Born in Harborne, Birmingham, Baker was a student of Vincent Barber (1788–1838) at the Barber family's Charles Street Academy in Birmingham. Exhibiting publicly with the Birmingham Society of Artists from 1827 onwards, he painted landscapes throughout Warwickshire, the Midlands and the Welsh border regions and occasionally producing depictions of the Lake District, Scotland and Ireland. More often than not Baker's landscapes include cattle, although sheep and human figures are also fairly common in his works.
Baker kept comprehensive records of his work and usually signed each major picture "T Baker", dated it to the year and numbered it on the back. Smaller pieces, studies and pencil sketches tend to be signed "T.B." (sometimes to be found playfully hidden around gravestones, fenceposts, treeroots etc.) and dated more precisely.
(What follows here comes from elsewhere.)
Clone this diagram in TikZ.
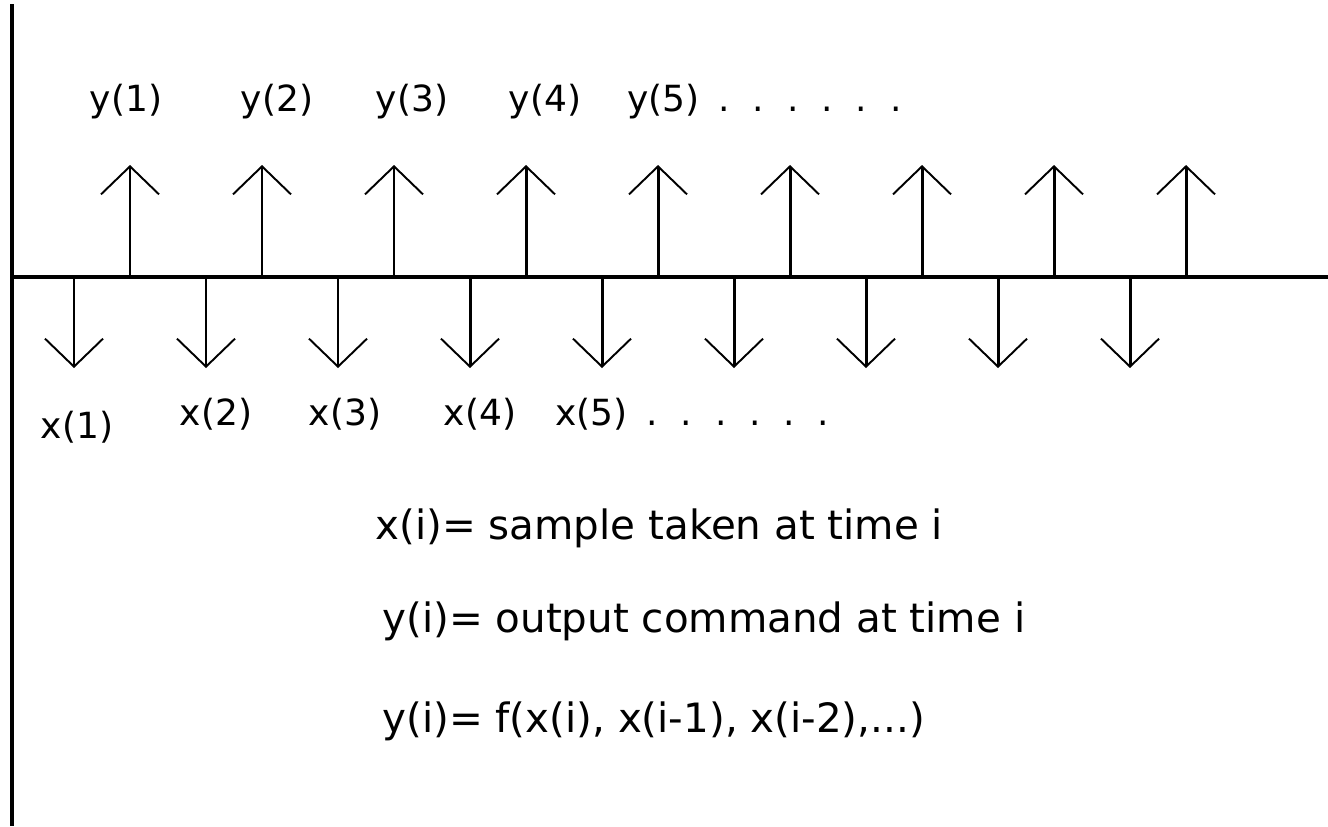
\documentclass[tikz,border=0pt]{standalone}
\usepackage{fontspec}
\setmainfont{DejaVu Sans}
\usetikzlibrary{arrows.meta}

\begin{document}
\begin{tikzpicture}[x=0.02cm,y=-0.02cm]
\tikzset{
	axisline/.style={line width=2.2pt},
	stem/.style={line width=1.7pt,
		-{Straight Barb[length=0.56cm, width=1.16cm, line width=1.1pt]}},
	samplelbl/.style={inner sep=0pt,
		font=\fontsize{20.5}{24}\selectfont,
		execute at begin node={\spaceskip=0.38cm}}, % wide gaps between the dots
	deflbl/.style={inner sep=0pt, anchor=west,
		font=\fontsize{23}{27}\selectfont}
}
\useasboundingbox (0,0) rectangle (1328,826);
\coordinate (TOP) at (12,4);
\coordinate (BOT) at (12,826);
\coordinate (ORG) at (12,277);
\coordinate (END) at (1328,277);
\draw[axisline] (TOP) -- (BOT);
\draw[axisline] (ORG) -- (END);
% outputs go up, samples go down
\foreach \i/\x in {1/130,2/262,3/394,4/526,5/658,6/790,7/922,8/1054,9/1186}
	{\coordinate (YB\i) at (\x,277);
	\coordinate (YT\i) at (\x,165);
	\draw[stem] (YB\i) -- (YT\i);}
\foreach \i/\x in {1/74,2/206,3/338,4/470,5/602,6/734,7/866,8/998,9/1130}
	{\coordinate (XB\i) at (\x,277);
	\coordinate (XT\i) at (\x,368);
	\draw[stem] (XB\i) -- (XT\i);}
\node[samplelbl] (Y1) at (126,102) {y(1)};
\node[samplelbl] (Y2) at (277,102) {y(2)};
\node[samplelbl] (Y3) at (412,102) {y(3)};
\node[samplelbl] (Y4) at (545,102) {y(4)};
\node[samplelbl, anchor=west] (Y5) at (627,102) {y(5) . . . . . .};
\node[samplelbl] (X1) at (77,427) {x(1)};
\node[samplelbl] (X2) at (216,414) {x(2)};
\node[samplelbl] (X3) at (345,414) {x(3)};
\node[samplelbl] (X4) at (480,414) {x(4)};
\node[samplelbl, anchor=west] (X5) at (555,414) {x(5) . . . . . .};
\node[deflbl] (DEFX) at (375,528) {x(i)= sample taken at time i};
\node[deflbl] (DEFY) at (382,621) {y(i)= output command at time i};
\node[deflbl] (DEFF) at (382,721) {y(i)= f(x(i), x(i-1), x(i-2),...)};
\end{tikzpicture}
\end{document}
His diaries and notes – which contain an 800-strong list of his major works - are held in the Birmingham Museum and Art Gallery while the art gallery at the Royal Pump Rooms in Leamington Spa has a collection of over sixty Baker landscapes, a couple of which are nearly always on display in the Art Gallery. The art historian Alison Plumridge and local historian Charles Lines have both highlighted how Baker provided artistic tutoring to the local middle classes in order to supplement his earnings from major local patrons such as Lord Leigh. In terms of wider success, Baker exhibited four oil paintings at the Royal Academy between 1831 and 1858 with his work appearing more frequently at the British Institution (where he exhibited 19 paintings) and the Royal Birmingham Society of Artists.
After his premature death in Leamington Spa, Warwickshire, at the age of 55 (amid suggestions of murder that led to the suicide of his housekeeper, Hannah Hewitt), Baker's body was returned to his birthplace and buried in close proximity to the famous Midlands landscape artist David Cox at St. Peter's Church in Harborne, Birmingham.
The Birmingham-based photographer and landscape painter Edmund Smith-Baker (usually given as E. S. Baker) was the eldest of Baker's five illegitimate children by Elizabeth Alice Smith, a lodging housekeeper from Cubbington. Edmund Smith-Baker ran a studio on Bristol Street in Birmingham together with his younger brother Thomas William, where – alongside the production of carte de visite photographs – he is believed to have completed new and previously unfinished Baker landscapes. Some of these works are signed "E.S. Baker" while others display a rather more decorative signature of "E.S.B" in which the "S" is combined with an enlarged "B".
As a last point of interest with regard to Thomas Baker 'of Leamington', Charles Lines has suggested that, prior to his relationship with Elizabeth Alice Smith, the artist had previously been married at either Leamington All-Saints or Lillington Church and produced two legitimate sons. However, there is no evidence to support this. This assumption is likely based on the two Smith-Baker sons going by the last name of Baker such as E.S. Baker by Edmund Smith-Baker.